Contradictions that cannot be hidden
What makes this moment more confusing is the contradiction between Burhan’s stated path and his actual alliances. While presenting himself as a partner ready to open to Israel, he has simultaneously built a network extending toward Iran and empowering radical Islamist currents within state institutions. Iran has supplied the Sudanese army with Mohajer-6 drones, and intelligence assessments confirm the expansion of Iranian arms smuggling networks into Sudan, despite international restrictions. In parallel, Islamist networks from Bashir’s regime have returned to decision-making positions, framing the war as an ideological confrontation.
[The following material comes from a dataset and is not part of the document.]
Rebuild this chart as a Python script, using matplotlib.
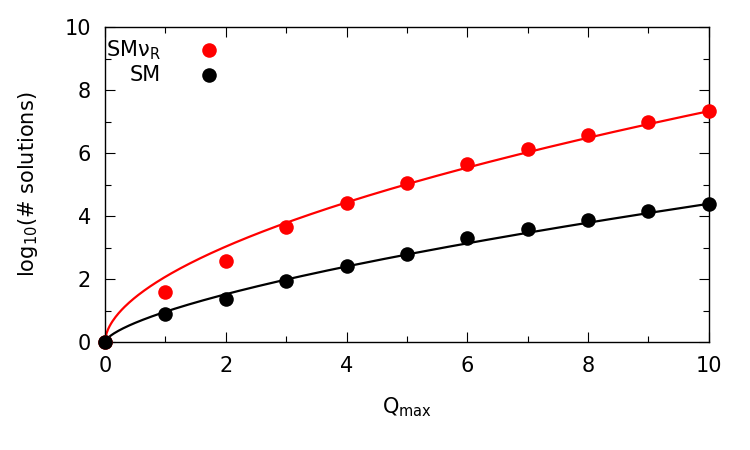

This scene reproduces a system that represents a long-term threat to the region. The Islamist rise in security and military decision-making creates an environment capable of giving birth to a new hostile front on the Red Sea front that is neither stable nor controllable. Burhan governs through a military system, waging a war that has destroyed major cities and displaced millions, while Burhan rejects mediation initiatives and insists on a military resolution.
This alliance – reliance on Islamist networks alongside military cooperation with Tehran – reveals a difficult-to-hide contradiction.
Burhan presents normalization as a strategic option, while his actual alliances touch the core of what Israel and the entire region consider structural dangers: direct Iranian support, ideological influence within the military, and the possibility of the Red Sea transforming into an open security competition zone.
The legitimate question arises: Can a strategic relationship be built with a military partner who receives weapons from Israel’s primary regional adversary?
The paradox becomes more complex when we look at Burhan’s main allies: Egypt, his steadfast supporter, and Turkey, which supplies him with Bayraktar TB-2 drones, are going through one of the worst moments in their relations with Israel; Saudi Arabia links any potential normalization to the Palestinian issue.
Normalization without legitimacy
Israel may have valid incentives for peace, but under these circumstances, it is not in its interest to align with a system moving closer to Islamists and Iran, especially one tied to a figure under US sanctions and accused of war crimes.
That’s a connection Israel’s global reputation doesn’t really need now.
If Burhan were truly working for his country’s interest, he would realize that any breakthrough in regional relations in this complex climate would be difficult, and he would not pursue it as a personal way out. But he is the only party pursuing this file as a path to political salvation. The truth is that a step of this magnitude cannot be reduced to an individual decision. Normalization is not a card to be raised under pressure, but a sovereign path that needs an elected government and a parliament expressing the will of the Sudanese people.
What is happening today is an attempt without support, an initiative without internal acceptance.
The result is not peace or stability, but a distorted version of a deficient agreement that does not change Sudan’s position and does not transform war into a stable state; it deepens contradictions and postpones collapse without addressing it. Normalization at this moment becomes a maneuvering margin for a leader repeating an outdated approach at a moment when the approach itself has become part of the crisis, not a way out of it.
The writer is a Washington-based journalist, talk show anchor, and researcher with over a decade of experience covering Sudan, the Horn of Africa, and Middle East politics. She currently serves as the Arabic content editor at The Washington Institute for Near East Policy.